(Charts and diagrams as code)
_ _ _

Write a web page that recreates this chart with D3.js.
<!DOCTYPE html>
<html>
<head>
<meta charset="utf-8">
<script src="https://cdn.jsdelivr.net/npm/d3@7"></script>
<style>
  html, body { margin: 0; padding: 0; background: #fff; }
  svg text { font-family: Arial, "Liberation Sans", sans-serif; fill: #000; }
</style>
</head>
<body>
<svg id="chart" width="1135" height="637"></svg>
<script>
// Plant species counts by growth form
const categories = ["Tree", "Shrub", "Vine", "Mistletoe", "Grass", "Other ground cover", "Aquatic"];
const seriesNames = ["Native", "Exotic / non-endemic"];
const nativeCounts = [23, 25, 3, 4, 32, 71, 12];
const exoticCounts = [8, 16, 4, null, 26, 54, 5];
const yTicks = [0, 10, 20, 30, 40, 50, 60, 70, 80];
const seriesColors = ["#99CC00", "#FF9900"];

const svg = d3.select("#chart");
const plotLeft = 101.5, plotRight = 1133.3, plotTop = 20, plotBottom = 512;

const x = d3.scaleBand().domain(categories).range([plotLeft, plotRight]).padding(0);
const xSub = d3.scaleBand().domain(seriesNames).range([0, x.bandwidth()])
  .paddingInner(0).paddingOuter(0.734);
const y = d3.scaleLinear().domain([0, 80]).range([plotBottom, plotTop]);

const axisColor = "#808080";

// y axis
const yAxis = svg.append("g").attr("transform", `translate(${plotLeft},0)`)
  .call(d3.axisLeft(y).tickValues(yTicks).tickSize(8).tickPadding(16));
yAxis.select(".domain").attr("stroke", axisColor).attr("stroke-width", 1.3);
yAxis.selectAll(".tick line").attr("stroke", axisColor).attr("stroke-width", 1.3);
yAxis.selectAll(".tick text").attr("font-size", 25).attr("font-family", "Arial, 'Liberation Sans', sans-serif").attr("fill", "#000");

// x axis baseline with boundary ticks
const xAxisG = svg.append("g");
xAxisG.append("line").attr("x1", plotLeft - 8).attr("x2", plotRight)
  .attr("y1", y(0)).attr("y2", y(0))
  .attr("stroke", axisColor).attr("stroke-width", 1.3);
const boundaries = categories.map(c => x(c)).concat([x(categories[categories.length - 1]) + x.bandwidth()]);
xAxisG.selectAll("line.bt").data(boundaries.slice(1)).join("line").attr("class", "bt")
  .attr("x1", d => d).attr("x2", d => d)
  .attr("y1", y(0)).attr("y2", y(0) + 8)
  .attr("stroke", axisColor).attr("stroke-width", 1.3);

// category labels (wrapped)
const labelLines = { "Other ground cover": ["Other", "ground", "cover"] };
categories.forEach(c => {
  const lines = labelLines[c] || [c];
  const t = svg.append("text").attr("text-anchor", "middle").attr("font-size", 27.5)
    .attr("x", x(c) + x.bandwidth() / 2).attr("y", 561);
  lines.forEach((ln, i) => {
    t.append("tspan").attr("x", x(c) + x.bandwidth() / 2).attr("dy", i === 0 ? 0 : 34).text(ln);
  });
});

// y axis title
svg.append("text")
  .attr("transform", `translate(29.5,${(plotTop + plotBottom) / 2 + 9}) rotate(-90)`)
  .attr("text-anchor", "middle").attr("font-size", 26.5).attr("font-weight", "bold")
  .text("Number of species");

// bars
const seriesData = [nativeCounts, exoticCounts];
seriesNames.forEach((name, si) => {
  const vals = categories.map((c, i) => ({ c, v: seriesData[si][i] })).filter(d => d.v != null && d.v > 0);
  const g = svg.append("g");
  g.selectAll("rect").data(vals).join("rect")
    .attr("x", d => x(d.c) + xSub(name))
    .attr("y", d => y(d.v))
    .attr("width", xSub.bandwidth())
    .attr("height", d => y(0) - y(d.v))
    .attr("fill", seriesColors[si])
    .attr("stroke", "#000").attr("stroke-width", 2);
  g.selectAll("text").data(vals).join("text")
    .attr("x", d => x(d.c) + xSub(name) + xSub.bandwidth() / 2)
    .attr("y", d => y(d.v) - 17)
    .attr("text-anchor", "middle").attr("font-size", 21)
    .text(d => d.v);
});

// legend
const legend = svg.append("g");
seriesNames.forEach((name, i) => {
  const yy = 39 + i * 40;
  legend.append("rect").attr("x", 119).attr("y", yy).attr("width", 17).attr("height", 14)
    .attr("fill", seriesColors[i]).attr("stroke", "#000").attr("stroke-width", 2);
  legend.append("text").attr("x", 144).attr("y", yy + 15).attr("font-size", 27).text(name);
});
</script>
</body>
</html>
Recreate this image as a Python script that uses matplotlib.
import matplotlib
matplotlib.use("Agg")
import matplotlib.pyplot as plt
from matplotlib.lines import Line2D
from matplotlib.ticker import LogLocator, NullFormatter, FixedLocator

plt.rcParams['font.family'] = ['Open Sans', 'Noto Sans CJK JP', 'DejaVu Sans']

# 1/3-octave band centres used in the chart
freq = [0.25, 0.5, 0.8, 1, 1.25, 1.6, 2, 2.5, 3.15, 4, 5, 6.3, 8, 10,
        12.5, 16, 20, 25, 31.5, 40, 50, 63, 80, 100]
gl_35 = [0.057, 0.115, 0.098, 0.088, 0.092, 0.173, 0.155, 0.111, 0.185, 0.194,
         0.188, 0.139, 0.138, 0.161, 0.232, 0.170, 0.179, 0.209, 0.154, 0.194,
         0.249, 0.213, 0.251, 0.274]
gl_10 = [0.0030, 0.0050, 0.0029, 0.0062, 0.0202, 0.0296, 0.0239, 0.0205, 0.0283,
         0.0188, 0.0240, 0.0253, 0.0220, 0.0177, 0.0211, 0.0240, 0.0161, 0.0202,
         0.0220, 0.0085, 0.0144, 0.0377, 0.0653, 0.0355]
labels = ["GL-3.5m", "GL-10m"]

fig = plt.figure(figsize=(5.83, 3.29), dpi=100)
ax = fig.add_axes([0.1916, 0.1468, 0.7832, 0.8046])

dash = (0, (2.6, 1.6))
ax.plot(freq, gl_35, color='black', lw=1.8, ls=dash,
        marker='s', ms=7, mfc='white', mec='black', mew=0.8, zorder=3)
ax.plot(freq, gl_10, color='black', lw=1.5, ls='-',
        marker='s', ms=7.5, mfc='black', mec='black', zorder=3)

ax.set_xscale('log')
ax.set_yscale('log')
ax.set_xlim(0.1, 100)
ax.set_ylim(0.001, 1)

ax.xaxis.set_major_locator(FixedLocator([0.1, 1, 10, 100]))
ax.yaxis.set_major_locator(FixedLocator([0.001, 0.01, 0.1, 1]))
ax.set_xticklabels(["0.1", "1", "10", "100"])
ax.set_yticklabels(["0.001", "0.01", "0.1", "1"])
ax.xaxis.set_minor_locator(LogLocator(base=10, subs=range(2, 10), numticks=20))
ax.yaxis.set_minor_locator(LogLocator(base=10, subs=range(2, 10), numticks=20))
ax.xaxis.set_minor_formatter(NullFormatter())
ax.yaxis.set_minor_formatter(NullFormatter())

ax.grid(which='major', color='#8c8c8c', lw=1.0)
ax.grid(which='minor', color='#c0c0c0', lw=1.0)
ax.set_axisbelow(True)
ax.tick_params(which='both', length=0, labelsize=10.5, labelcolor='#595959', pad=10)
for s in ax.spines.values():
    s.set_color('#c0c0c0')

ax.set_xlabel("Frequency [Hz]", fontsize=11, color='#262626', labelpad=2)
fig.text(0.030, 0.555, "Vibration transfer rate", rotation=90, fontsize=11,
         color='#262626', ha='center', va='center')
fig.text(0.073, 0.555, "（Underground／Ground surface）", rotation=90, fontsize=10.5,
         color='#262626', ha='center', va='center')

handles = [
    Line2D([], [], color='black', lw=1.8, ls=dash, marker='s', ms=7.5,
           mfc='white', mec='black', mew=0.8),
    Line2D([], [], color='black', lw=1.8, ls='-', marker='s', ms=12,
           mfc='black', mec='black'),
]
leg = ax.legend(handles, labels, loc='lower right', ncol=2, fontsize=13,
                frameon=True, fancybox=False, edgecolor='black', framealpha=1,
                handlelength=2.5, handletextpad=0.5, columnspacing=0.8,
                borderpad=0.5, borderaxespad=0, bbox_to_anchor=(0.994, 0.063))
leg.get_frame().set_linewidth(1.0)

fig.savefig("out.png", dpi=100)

_ _ _

▶ **YOUR TASK**
Output exactly those lines that lie from the line with "Recreate this image" through the line with "from matplotlib.ticker import", with both of those lines included.

▶ **FINAL RESULT**
Recreate this image as a Python script that uses matplotlib.
import matplotlib
matplotlib.use("Agg")
import matplotlib.pyplot as plt
from matplotlib.lines import Line2D
from matplotlib.ticker import LogLocator, NullFormatter, FixedLocator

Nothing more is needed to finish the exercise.